Not Your Typical Monday -- Art Hearts Fashion Week 2016
A snippet from my grand adventure in the Golden State
Hollywood, Calif. — “Kate Miles,” I said, peering over a pair of black aviators.
The security guard standing outside the window of our black jeep studied me for a moment. “You are on the list.” His grin followed the removal of a velvet rope that was separating me fromthe magical moments to come.
It was falling in love; slow at first and then all at once. If not for the sound of my black stiletto heel against the pavement I would have believed that I was floating. Until this moment Los Angeles Fashion Week was something that I had prepared for, but I had been so busy with school and fundraising that I hadn’t come up with any expectations or even given it much thought at all.
But here I was, on Monday, March 14, unloading 15 garment bags into the kitchen of the Taglyan Cultural Complex -- one of the most fabulous event centers in Hollywood. From models to dressers to hair and makeup artists, there were at least a hundred people fluttering about the crisp white tents and sterile kitchen area that was designated for crew members.
The all-pervasive smell of hairspray and alcohol filled the staging space, infused with both laughter and tears as the final hours ate at everyone’s nerves. Models shuffled from one designer to the next, mostly naked, but too rushed for anyone to notice.
As my team and I steamed the garments and the models were fitted, hundreds of people circulated the premises, catching other shows and taking red carpet photos.
My time slot was the opening for the 9 p.m. show — A prime position on the opening night of Los Angeles Fashion Week. By the time 9 p.m. rolled around I hadn’t even found all of my models, but luckily in the fashion world 9 p.m. really means 10 or 10:30 p.m., so there was time.
Television reporters and journalists scoured the backstage, asking questions and taking pictures as I zipped the last model into her dress. I sputtered quick replies through my braces, too caught in the moment to think about “how I got started?” or “what inspires me?”
Good thing I don’t have T.V. I won’t have to see me making a fool of myself that way, right?
People with purple hair, electric eye glasses, and fur trousers spilled though the front-of-house while the D.J. got them moving.

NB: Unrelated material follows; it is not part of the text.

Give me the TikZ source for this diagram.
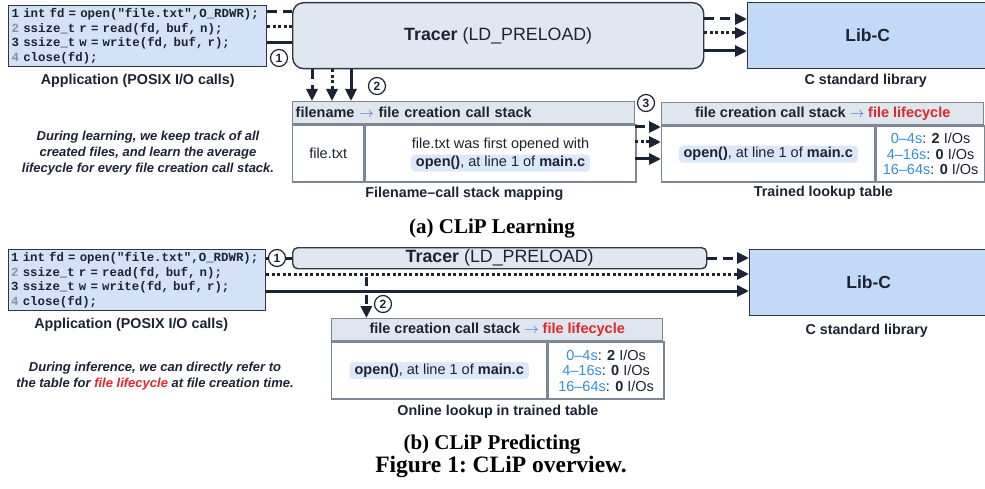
\documentclass[tikz,border=0pt]{standalone}
\usepackage{fontspec}
\setmainfont{Liberation Sans}
\newfontfamily\codefont[WordSpace={1,0,0}]{Liberation Mono}
\newfontfamily\capfont{Liberation Serif}
\usepackage{tikz}
\usetikzlibrary{positioning,
                calc,
                arrows.meta}
\definecolor{inkdark}{HTML}{1C2333}
\definecolor{boxedge}{HTML}{2E3646}
\definecolor{codeblue}{HTML}{D3E2F7}
\definecolor{libblue}{HTML}{C3D9F8}
\definecolor{tracergray}{HTML}{E1E7F0}
\definecolor{tabedge}{HTML}{7C8695}
\definecolor{headgray}{HTML}{E0E6EE}
\definecolor{hiblue}{HTML}{DCE8F9}
\definecolor{lifered}{HTML}{E3262C}
\definecolor{spanblue}{HTML}{3590D0}
\definecolor{arrowblue}{HTML}{3C6FDB}
\definecolor{numgray}{HTML}{8C919B}

\begin{document}
\begin{tikzpicture}[x=1pt,y=-1pt]

\tikzset{
codebox/.style={
draw=boxedge, line width=1.4pt, fill=codeblue,
anchor=north west, align=left, text width=252pt,
inner xsep=3pt, inner ysep=0pt, minimum height=61pt,
text=inkdark, font=\codefont\bfseries\fontsize{12.4}{14.7}\selectfont
},
tracerbox/.style={
draw=boxedge, line width=1.4pt, fill=tracergray,
anchor=north west, inner sep=0pt,
text=inkdark, font=\fontsize{17.8}{20}\selectfont
},
libbox/.style={
draw=boxedge, line width=1.4pt, fill=libblue,
anchor=north west, inner sep=0pt,
text=inkdark, font=\bfseries\fontsize{17.5}{20}\selectfont
},
tabhead/.style={
draw=tabedge, line width=1.4pt, fill=headgray,
anchor=north west, minimum height=22pt, inner sep=0pt,
text=inkdark, font=\bfseries\fontsize{14.5}{17}\selectfont
},
tabcell/.style={
draw=tabedge, line width=1.4pt, fill=white,
anchor=north west, inner sep=0pt, align=center,
text=inkdark, font=\fontsize{14.5}{15.5}\selectfont
},
hilite/.style={
fill=hiblue, rounded corners=4pt, minimum height=17pt,
inner xsep=5pt, inner ysep=0pt,
text=inkdark, font=\fontsize{14.5}{17}\selectfont
},
bodytext/.style={
text=inkdark, inner sep=0pt, font=\fontsize{14.5}{17}\selectfont
},
sublabel/.style={
text=inkdark, inner sep=0pt, anchor=base,
font=\bfseries\fontsize{14.3}{17}\selectfont
},
notetext/.style={
text=inkdark, align=center,
font=\bfseries\itshape\fontsize{13}{16}\selectfont
},
figcap/.style={
text=black, font=\capfont\bfseries\frenchspacing\fontsize{21}{24}\selectfont
},
stepnum/.style={
circle, draw=inkdark, line width=1.2pt, fill=white,
minimum size=17pt, inner sep=0pt,
text=inkdark, font=\bfseries\fontsize{12}{12}\selectfont
},
link/.style={draw=inkdark, line width=3pt},
linkarrow/.style={link, -{Triangle[length=12pt,width=11pt]}},
dashlink/.style={dash pattern=on 10pt off 6pt},
dotlink/.style={dash pattern=on 3pt off 2.5pt}
}

\useasboundingbox (0,0) rectangle (985,489);

%--------------------------------------------------
% (a) LEARNING
%--------------------------------------------------

\node[codebox] (codeA) at (8,5)
{1 int fd = open("file.txt",O\_RDWR);\\
\textcolor{numgray}{2} ssize\_t r = read(fd, buf, n);\\
3 ssize\_t w = write(fd, buf, r);\\
\textcolor{numgray}{4} close(fd);};

\node[sublabel] (appA) at ($(codeA.south)+(0,17)$)
{Application (POSIX I/O calls)};

\node[tracerbox, rounded corners=11pt,
      minimum width=411pt, minimum height=66pt] (tracerA) at (292,2)
{\textbf{Tracer} (LD\_PRELOAD)};

\node[libbox, minimum width=240pt, minimum height=66pt] (libA) at (747,2)
{Lib-C};

\node[sublabel] (libALabel) at ($(libA.south)+(-2,15)$)
{C standard library};

% mapping table
\node[tabhead, text width=336pt, inner xsep=3pt, align=left] (mapHead) at (292,101)
{filename {\color{arrowblue}$\rightarrow$} file creation call stack};

\node[tabcell, minimum width=71pt, minimum height=57pt] (mapName)
at (mapHead.south west) {file.txt};

\node[tabcell, minimum width=271pt, minimum height=57pt] (mapStack)
at (mapName.north east) {};

\node[bodytext] (mapFirst) at ($(mapStack.center)+(0,-8.5)$)
{file.txt was first opened with};

\node[hilite] (mapOpen) at ($(mapStack.center)+(0,9.5)$)
{\textbf{open()}, at line 1 of \textbf{main.c}};

\node[sublabel] (mapLabel) at ($(mapName.south west)!0.5!(mapStack.south east)+(0,15)$)
{Filename--call stack mapping};

% trained table
\node[tabhead, minimum width=322pt] (trainHead) at (661,102)
{file creation call stack {\color{arrowblue}$\rightarrow$} \textcolor{lifered}{file lifecycle}};

\node[tabcell, minimum width=213pt, minimum height=56pt] (trainStack)
at (trainHead.south west) {};

\node[hilite] (trainOpen) at (trainStack.center)
{\textbf{open()}, at line 1 of \textbf{main.c}};

\node[tabcell, minimum width=109pt, minimum height=56pt] (trainLife)
at (trainStack.north east)
{\textcolor{spanblue}{0--4s}: \textbf{2} I/Os\\
\textcolor{spanblue}{4--16s}: \textbf{0} I/Os\\
\textcolor{spanblue}{16--64s}: \textbf{0} I/Os};

\node[sublabel] (trainLabel) at ($(trainStack.south west)!0.5!(trainLife.south east)+(0,14)$)
{Trained lookup table};

\node[notetext] (noteA) at (148,153)
{During learning, we keep track of all\\
created files, and learn the average\\
lifecycle for every file creation call stack.};

% connectors
\coordinate (cA1) at ($(codeA.north east)+(0,7)$);
\coordinate (cA2) at ($(codeA.north east)+(0,22)$);
\coordinate (cA3) at ($(codeA.north east)+(0,38)$);
\draw[link, dashlink] (cA1) -- (cA1 -| tracerA.west);
\draw[link, dotlink] (cA2) -- (cA2 -| tracerA.west);
\draw[link] (cA3) -- (cA3 -| tracerA.west);

\coordinate (tA1) at ($(tracerA.north east)+(0,17)$);
\coordinate (tA2) at ($(tracerA.north east)+(0,31)$);
\coordinate (tA3) at ($(tracerA.north east)+(0,49)$);
\draw[linkarrow, dashlink] (tA1) -- (tA1 -| libA.west);
\draw[linkarrow, dotlink] (tA2) -- (tA2 -| libA.west);
\draw[linkarrow] (tA3) -- (tA3 -| libA.west);

\coordinate (dA1) at ($(tracerA.south west)+(20,0)$);
\coordinate (dA2) at ($(tracerA.south west)+(40,0)$);
\coordinate (dA3) at ($(tracerA.south west)+(59,0)$);
\draw[linkarrow, dashlink] (dA1) -- (dA1 |- mapHead.north);
\draw[linkarrow, dotlink] (dA2) -- (dA2 |- mapHead.north);
\draw[linkarrow] (dA3) -- (dA3 |- mapHead.north);

\coordinate (mA1) at ($(mapHead.north east)+(0,26)$);
\coordinate (mA2) at ($(mapHead.north east)+(0,41)$);
\coordinate (mA3) at ($(mapHead.north east)+(0,58)$);
\draw[linkarrow, dashlink] (mA1) -- (mA1 -| trainHead.west);
\draw[linkarrow, dotlink] (mA2) -- (mA2 -| trainHead.west);
\draw[linkarrow] (mA3) -- (mA3 -| trainHead.west);

\node[stepnum] (numA1) at (279,58) {1};
\node[stepnum] (numA2) at (377,86) {2};
\node[stepnum] (numA3) at (646,103) {3};

\node[figcap] (capA) at (492,229) {(a) CLiP Learning};

%--------------------------------------------------
% (b) PREDICTING
%--------------------------------------------------

\node[codebox, inner xsep=2.5pt] (codeB) at (8,249)
{1 int fd = open("file.txt",O\_RDWR);\\
\textcolor{numgray}{2} ssize\_t r = read(fd, buf, n);\\
3 ssize\_t w = write(fd, buf, r);\\
\textcolor{numgray}{4} close(fd);};

\node[sublabel] (appB) at ($(codeB.south)+(-6,17)$)
{Application (POSIX I/O calls)};

\node[tracerbox, rounded corners=5pt,
      minimum width=414pt, minimum height=21pt] (tracerB) at (292,247)
{\textbf{Tracer} (LD\_PRELOAD)};

\node[libbox, minimum width=238pt, minimum height=66pt] (libB) at (749,249)
{Lib-C};

\node[sublabel] (libBLabel) at ($(libB.south)+(-2,18)$)
{C standard library};

% online lookup table
\node[tabhead, minimum width=331pt] (lookHead) at (331,318)
{file creation call stack {\color{arrowblue}$\rightarrow$} \textcolor{lifered}{file lifecycle}};

\node[tabcell, minimum width=215pt, minimum height=57pt] (lookStack)
at (lookHead.south west) {};

\node[hilite] (lookOpen) at (lookStack.center)
{\textbf{open()}, at line 1 of \textbf{main.c}};

\node[tabcell, minimum width=116pt, minimum height=57pt] (lookLife)
at (lookStack.north east)
{\textcolor{spanblue}{0--4s}: \textbf{2} I/Os\\
\textcolor{spanblue}{4--16s}: \textbf{0} I/Os\\
\textcolor{spanblue}{16--64s}: \textbf{0} I/Os};

\node[sublabel] (lookLabel) at ($(lookStack.south west)!0.5!(lookLife.south east)+(0,16)$)
{Online lookup in trained table};

\node[notetext] (noteB) at (155,376)
{During inference, we can directly refer to\\
the table for \textcolor{lifered}{file lifecycle} at file creation time.};

% connectors
\coordinate (cB1) at ($(codeB.north east)+(0,9)$);
\coordinate (cB2) at ($(codeB.north east)+(0,25)$);
\coordinate (cB3) at ($(codeB.north east)+(0,42)$);
\draw[link, dashlink] (cB1) -- (cB1 -| tracerB.west);
\coordinate (tB1) at (cB1 -| tracerB.east);
\draw[linkarrow, dashlink] (tB1) -- (tB1 -| libB.west);
\draw[linkarrow, dotlink] (cB2) -- (cB2 -| libB.west);
\draw[linkarrow] (cB3) -- (cB3 -| libB.west);

\coordinate (tapB) at ($(cB2)+(100,3)$);
\draw[linkarrow, dash pattern=on 9pt off 9pt] (tapB) -- (tapB |- lookHead.north);

\node[stepnum] (numB1) at (277,258) {1};
\node[stepnum] (numB2) at (383,304) {2};

\node[figcap] (capB) at (492,445) {(b) CLiP Predicting};
\node[figcap, font=\capfont\bfseries\frenchspacing\fontsize{23.5}{26}\selectfont] (figCap) at (501,467)
{Figure 1: CLiP overview.};

\end{tikzpicture}
\end{document}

The models got in line and the lights went off.
“Think chocolate,” I said, passing around a bag of chocolate covered pomegranate seeds to the models. “Feel beautiful.”
Makeup artists swarmed each models’ face by threes and fours for touch-ups, and hair stylists ran up and down the line tweezing each hair into place.
As we stood in anticipation, a red-headed model in one of my tulle skirts started to dance. Before I knew it all fifteen girls were breaking it down and movement spread backstage like a sunrise licking up a spring morning, with dew-like rays bouncing off the chandeliers in strobes of magenta and violet.
I had my eyes closed in a belly laugh when the first model took to the runway. It was when I opened them that time stopped. I saw each and every dress in a row for the first time, each one beaming with the joy spilling out of the women within their seams.
Before I knew it I was ushered onto the runway. It was all I could do to not to fall from my pointy-toed shoes as an eruption of camera flashes and the throb of exhilaration flashed in my brain.
It was beautiful.
The room was swirling with colors and excitement and in that moment I could see the joy that I poured into my art from my own soul had multiplied and spread across the blurred faces in the audience.
My segment of the show was exactly six minutes and 47 seconds. That may not be enough time to change someone’s life or impact the world, but in those short minutes, there were people that were able to receive a small sip of joy from what they saw, and it tasted sweet.